The Basics Aren’t Gone

Maintaining consistency across all channels—whether it’s a website, TikTok video, or a digital display—is crucial. This not only helps establish a clear message but aids in building a strong brand identity.

The Internet Listing Service (ILS) continues to be one of the most popular resources for apartment searches with some prospects using up to three when finding a new home. The high usage of these sites emphasizes the need for content on these channels to be consistent with the community’s overall messaging and web presence.

While the largest portion of the marketing budget is typically allocated to the property website and ILSs, they are necessary to attract new renters effectively. The website should be an immersive experience with rich features to enable prospects to have a real feel for the community and create a desire to live there.

Measure and Adjust

When a marketing team has limited funds, it is vital to use the available resources efficiently, and data-driven decisions are necessary to achieve this. Real-time data collection and a thorough analysis of key performance indicators (KPIs) are essential in monitoring the success of each channel and reallocating resources to the most productive ones.

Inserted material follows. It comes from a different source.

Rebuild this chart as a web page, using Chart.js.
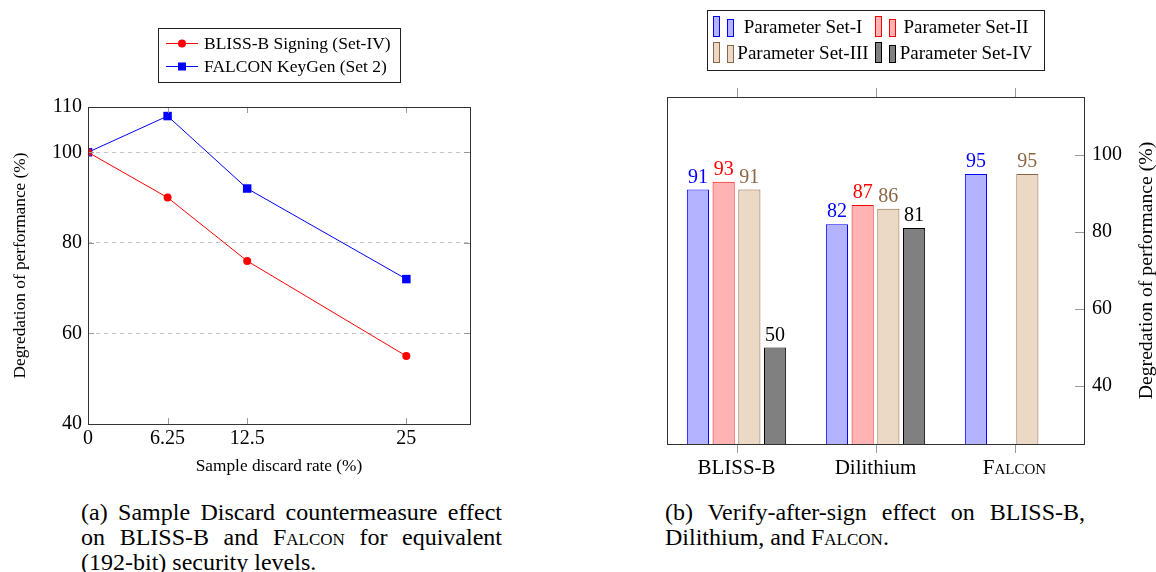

“You need to have a clear understanding of the channels that are generating qualified leads,” says Kathy Neumann, chief marketing officer for Rent. “Diversification is essential for reaching your audience wherever they are. Broad-based approaches breed inefficiencies and consume a budget without producing the desired results. Targeted marketing is the optimal strategy for attracting prospects, particularly in today’s market.”

Even if a marketing team is not facing budget challenges, being creative provides greater opportunities with new technology. For those teams experiencing budget cuts, a sensible approach that prioritizes the strongest channels while still allowing room for exploring new avenues can form a solid data-driven marketing strategy in 2024.